_Written exercise_. Skip every picture, and extract verbatim the lines from the line containing "Write a component" to the line containing "2.83, 3.31, 3.59];", both lines included.

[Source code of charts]
== == ==
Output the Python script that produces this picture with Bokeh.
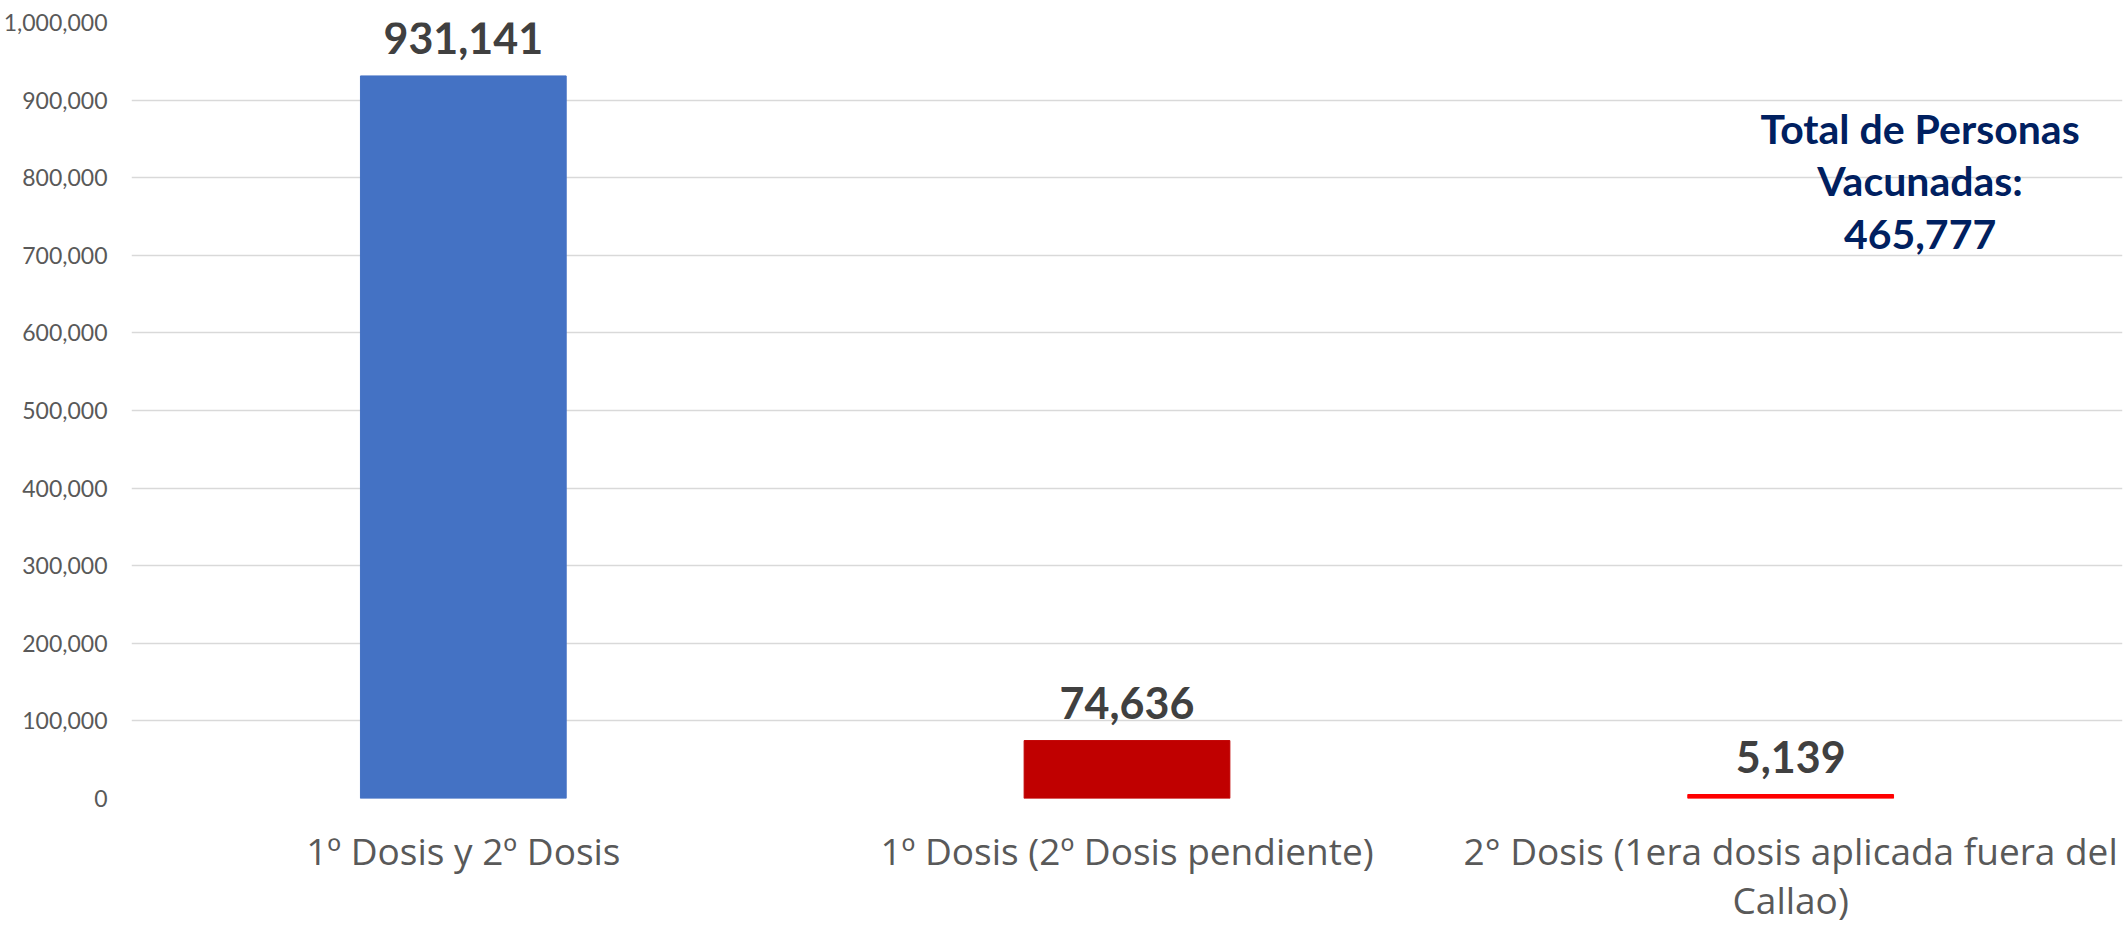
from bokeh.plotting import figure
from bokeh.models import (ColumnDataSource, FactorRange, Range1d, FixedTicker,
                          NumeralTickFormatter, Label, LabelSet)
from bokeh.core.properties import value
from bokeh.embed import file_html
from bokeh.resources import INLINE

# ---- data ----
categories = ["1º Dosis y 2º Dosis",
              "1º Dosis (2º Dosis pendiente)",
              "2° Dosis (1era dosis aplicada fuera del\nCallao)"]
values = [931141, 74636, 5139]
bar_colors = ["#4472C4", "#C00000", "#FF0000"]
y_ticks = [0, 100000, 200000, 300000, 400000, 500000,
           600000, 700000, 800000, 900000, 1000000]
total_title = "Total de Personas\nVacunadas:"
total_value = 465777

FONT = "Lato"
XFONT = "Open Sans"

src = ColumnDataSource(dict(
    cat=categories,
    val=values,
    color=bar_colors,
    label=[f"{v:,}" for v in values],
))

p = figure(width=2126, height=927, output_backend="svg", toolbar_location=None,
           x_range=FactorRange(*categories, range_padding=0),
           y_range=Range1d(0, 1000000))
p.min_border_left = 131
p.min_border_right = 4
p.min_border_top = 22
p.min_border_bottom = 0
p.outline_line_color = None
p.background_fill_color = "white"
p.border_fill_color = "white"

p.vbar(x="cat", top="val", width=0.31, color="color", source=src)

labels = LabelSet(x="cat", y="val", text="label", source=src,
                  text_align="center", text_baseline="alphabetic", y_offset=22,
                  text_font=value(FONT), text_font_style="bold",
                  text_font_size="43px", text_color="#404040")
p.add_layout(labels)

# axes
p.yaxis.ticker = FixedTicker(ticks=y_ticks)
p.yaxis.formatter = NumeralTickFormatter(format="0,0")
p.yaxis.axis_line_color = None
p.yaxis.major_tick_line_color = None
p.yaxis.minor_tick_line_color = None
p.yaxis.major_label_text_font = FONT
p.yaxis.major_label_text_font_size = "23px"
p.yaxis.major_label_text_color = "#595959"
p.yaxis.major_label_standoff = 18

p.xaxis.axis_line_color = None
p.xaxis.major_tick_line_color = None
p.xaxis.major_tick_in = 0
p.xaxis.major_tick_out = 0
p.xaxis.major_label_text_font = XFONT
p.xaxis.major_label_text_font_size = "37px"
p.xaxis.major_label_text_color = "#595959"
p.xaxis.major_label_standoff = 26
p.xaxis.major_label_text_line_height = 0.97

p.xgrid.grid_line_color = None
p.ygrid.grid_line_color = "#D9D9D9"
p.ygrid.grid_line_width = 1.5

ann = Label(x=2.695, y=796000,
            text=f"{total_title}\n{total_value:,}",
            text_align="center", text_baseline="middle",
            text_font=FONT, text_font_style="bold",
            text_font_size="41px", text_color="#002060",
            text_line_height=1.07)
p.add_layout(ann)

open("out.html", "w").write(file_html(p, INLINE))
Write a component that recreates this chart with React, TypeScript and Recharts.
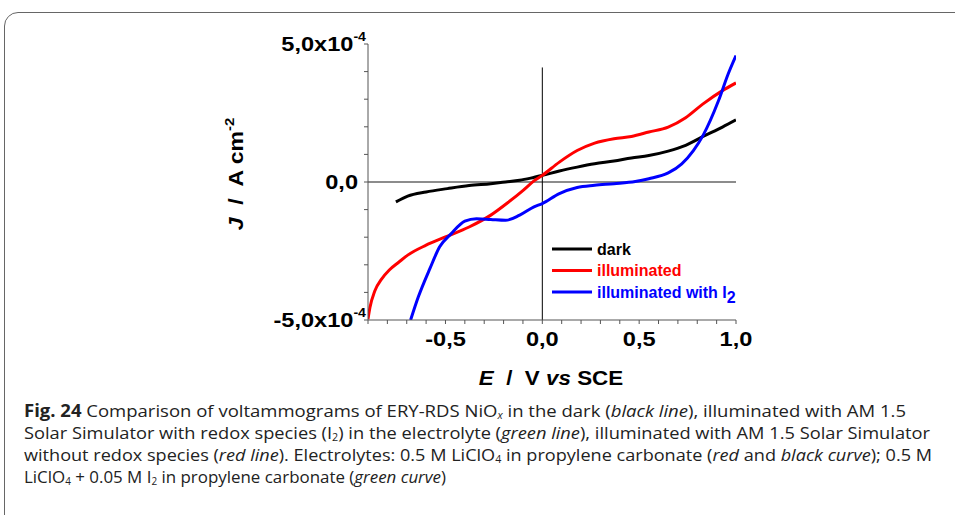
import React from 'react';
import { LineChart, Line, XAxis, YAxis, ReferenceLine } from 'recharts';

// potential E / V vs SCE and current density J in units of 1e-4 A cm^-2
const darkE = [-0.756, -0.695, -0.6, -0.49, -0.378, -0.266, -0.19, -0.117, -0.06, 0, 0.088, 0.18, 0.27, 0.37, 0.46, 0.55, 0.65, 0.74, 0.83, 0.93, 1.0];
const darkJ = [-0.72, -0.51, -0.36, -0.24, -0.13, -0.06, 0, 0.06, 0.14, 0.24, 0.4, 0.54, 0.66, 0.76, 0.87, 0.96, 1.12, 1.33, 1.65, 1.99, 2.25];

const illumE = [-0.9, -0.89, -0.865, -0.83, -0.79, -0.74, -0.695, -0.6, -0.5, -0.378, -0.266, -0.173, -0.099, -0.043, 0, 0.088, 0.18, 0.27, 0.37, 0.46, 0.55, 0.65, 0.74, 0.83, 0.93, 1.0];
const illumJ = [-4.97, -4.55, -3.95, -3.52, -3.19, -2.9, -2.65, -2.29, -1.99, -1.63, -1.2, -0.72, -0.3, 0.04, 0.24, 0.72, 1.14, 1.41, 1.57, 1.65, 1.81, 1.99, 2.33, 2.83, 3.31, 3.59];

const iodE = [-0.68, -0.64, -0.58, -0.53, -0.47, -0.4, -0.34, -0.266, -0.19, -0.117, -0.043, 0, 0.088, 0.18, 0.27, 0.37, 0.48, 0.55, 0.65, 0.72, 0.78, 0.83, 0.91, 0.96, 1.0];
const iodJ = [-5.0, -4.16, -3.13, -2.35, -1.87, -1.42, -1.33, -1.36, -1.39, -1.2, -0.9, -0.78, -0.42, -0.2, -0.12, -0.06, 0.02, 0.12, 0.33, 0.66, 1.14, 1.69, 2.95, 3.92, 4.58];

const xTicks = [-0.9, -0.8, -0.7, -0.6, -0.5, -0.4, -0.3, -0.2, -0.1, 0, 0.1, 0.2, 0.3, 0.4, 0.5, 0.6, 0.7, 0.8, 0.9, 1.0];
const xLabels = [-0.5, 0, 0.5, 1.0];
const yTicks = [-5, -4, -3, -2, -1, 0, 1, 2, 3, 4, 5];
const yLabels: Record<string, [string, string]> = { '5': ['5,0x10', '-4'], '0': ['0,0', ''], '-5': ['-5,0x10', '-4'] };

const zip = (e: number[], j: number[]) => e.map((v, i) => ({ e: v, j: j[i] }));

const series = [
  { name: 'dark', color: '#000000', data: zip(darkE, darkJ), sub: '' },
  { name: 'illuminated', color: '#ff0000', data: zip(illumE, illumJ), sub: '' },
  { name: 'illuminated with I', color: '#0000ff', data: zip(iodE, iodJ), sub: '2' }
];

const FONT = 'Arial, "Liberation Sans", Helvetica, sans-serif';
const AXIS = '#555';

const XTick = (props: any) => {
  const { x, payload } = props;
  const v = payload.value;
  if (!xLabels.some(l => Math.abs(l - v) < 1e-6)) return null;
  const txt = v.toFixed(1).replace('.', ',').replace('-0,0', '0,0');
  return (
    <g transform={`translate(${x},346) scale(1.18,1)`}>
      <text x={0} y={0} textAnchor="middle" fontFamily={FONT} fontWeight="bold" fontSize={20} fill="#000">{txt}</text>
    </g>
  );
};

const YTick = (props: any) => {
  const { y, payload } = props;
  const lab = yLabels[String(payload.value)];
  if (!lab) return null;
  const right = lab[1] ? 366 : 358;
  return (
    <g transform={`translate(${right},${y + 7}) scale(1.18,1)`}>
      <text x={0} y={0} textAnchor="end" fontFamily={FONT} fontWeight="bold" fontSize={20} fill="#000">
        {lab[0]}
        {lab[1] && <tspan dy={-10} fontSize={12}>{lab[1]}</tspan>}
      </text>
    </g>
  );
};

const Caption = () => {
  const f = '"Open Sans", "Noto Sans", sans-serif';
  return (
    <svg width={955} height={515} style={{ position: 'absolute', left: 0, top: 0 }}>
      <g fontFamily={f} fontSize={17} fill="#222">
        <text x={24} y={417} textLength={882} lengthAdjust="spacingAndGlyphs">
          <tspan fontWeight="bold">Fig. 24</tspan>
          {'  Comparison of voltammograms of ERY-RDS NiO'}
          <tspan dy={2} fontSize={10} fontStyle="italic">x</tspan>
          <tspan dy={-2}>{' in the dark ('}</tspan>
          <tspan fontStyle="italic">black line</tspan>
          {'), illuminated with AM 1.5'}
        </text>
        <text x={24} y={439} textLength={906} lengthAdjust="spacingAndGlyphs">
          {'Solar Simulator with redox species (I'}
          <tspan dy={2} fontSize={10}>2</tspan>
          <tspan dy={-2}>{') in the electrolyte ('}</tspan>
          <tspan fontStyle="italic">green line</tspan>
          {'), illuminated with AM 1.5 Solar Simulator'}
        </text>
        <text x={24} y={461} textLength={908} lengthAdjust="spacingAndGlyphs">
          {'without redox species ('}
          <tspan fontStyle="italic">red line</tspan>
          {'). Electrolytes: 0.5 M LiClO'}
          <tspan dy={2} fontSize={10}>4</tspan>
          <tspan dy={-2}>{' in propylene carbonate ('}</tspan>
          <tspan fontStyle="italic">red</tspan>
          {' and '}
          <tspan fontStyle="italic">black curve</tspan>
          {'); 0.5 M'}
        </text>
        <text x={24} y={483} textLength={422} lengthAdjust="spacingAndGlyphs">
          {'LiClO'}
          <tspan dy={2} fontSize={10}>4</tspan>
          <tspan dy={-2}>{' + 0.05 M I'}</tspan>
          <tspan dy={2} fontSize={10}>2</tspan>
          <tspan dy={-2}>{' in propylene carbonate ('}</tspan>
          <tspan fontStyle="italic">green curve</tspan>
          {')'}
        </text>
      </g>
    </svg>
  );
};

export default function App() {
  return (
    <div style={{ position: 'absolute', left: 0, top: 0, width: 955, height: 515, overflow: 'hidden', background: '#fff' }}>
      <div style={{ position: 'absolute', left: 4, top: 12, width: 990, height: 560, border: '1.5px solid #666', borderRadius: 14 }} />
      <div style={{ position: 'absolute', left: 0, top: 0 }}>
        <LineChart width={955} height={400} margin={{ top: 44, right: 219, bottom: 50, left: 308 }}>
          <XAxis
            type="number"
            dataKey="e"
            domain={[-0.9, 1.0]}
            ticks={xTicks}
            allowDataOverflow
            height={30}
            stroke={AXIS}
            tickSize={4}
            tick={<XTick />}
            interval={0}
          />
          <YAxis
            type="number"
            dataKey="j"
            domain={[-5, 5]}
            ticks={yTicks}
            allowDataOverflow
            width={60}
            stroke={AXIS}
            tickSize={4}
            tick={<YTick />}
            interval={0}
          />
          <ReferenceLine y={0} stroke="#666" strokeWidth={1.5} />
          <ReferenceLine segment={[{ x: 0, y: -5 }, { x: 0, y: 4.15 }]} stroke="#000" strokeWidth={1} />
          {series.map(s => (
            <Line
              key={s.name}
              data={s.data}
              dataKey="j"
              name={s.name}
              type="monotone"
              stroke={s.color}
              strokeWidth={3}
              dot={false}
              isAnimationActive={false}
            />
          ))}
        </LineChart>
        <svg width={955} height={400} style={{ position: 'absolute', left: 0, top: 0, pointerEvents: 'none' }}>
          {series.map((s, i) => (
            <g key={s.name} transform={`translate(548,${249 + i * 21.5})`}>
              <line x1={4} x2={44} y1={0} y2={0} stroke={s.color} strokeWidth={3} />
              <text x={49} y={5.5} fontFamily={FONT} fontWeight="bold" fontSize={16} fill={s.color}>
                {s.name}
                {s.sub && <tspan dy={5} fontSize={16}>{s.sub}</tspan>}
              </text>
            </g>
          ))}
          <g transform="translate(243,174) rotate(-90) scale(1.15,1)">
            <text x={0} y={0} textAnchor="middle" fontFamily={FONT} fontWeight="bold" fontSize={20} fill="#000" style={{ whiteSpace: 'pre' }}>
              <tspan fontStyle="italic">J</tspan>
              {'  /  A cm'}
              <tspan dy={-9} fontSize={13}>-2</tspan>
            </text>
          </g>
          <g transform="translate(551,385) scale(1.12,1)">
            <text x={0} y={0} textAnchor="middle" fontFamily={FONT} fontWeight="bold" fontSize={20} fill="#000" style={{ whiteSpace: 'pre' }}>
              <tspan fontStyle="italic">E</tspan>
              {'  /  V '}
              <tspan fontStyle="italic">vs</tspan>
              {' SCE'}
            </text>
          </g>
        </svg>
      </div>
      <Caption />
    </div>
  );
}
== == ==
_Full response_.
Write a component that recreates this chart with React, TypeScript and Recharts.
import React from 'react';
import { LineChart, Line, XAxis, YAxis, ReferenceLine } from 'recharts';

// potential E / V vs SCE and current density J in units of 1e-4 A cm^-2
const darkE = [-0.756, -0.695, -0.6, -0.49, -0.378, -0.266, -0.19, -0.117, -0.06, 0, 0.088, 0.18, 0.27, 0.37, 0.46, 0.55, 0.65, 0.74, 0.83, 0.93, 1.0];
const darkJ = [-0.72, -0.51, -0.36, -0.24, -0.13, -0.06, 0, 0.06, 0.14, 0.24, 0.4, 0.54, 0.66, 0.76, 0.87, 0.96, 1.12, 1.33, 1.65, 1.99, 2.25];

const illumE = [-0.9, -0.89, -0.865, -0.83, -0.79, -0.74, -0.695, -0.6, -0.5, -0.378, -0.266, -0.173, -0.099, -0.043, 0, 0.088, 0.18, 0.27, 0.37, 0.46, 0.55, 0.65, 0.74, 0.83, 0.93, 1.0];
const illumJ = [-4.97, -4.55, -3.95, -3.52, -3.19, -2.9, -2.65, -2.29, -1.99, -1.63, -1.2, -0.72, -0.3, 0.04, 0.24, 0.72, 1.14, 1.41, 1.57, 1.65, 1.81, 1.99, 2.33, 2.83, 3.31, 3.59];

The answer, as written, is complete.